The troops also waged an offensive on the border with Syria, and re-took the posts they left late Wednesday after battling the militants, the source said.

The Iraqi air force carried out several airstrikes on some neighbourhoods of the city of Fallujah, 50 km west of Baghdad, killing 13 people and damaging some houses, a provincial police source said.

In Iraq’s northern province of Nineveh, Sunni militants, including the militants linked to the Islamic State in Iraq and Levant (ISIL), an al-Qaida offshoot, have taken full control of the city of Tal Afar, some 70 km west of provincial capital Mosul, after fierce clashes with Iraqi security forces and volunteers from the residents, Mohammed Abdul Qader, head of the city council, told Xinhua.

“Tal Afar has fallen in the hands of the militants of Daash (as the ISIL is called) after they heavily pounded the city with mortar rounds and rockets since last night,” Abdul Qader said.

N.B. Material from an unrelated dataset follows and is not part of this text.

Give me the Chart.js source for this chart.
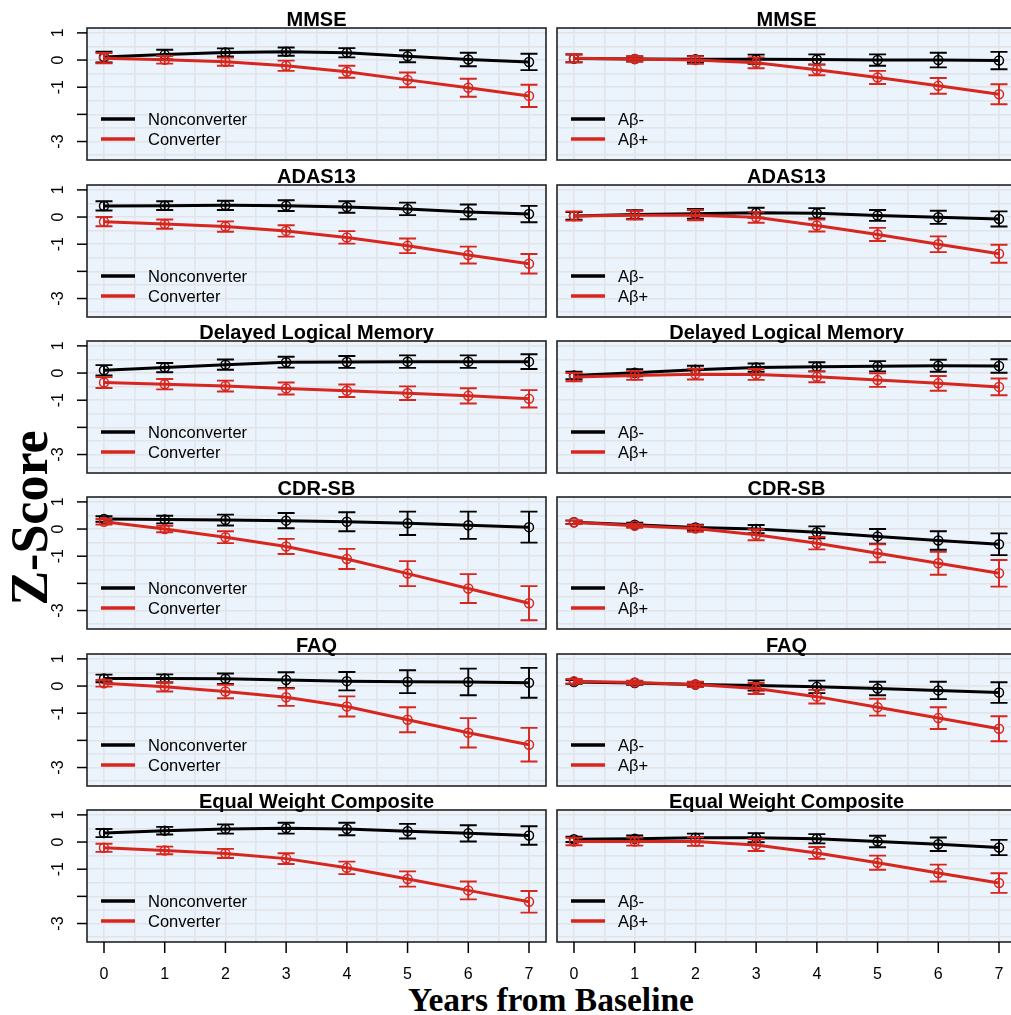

“The defenders of the city have withdrawn after they ran out of their ammunition,” he said, adding that many security officers disappeared after the battle.

The Sunni-majority province of Nineveh and its capital Mosul have long been a stronghold for insurgent groups, including Al Qaida militants, since the US-led invasion of Iraq in 2003.

Large parts of the province are in the hands of militant groups since last week.

The militant groups have seized swathes of territories after the Iraqi security forces withdrew from their posts in Nineveh and other predominantly Sunni provinces.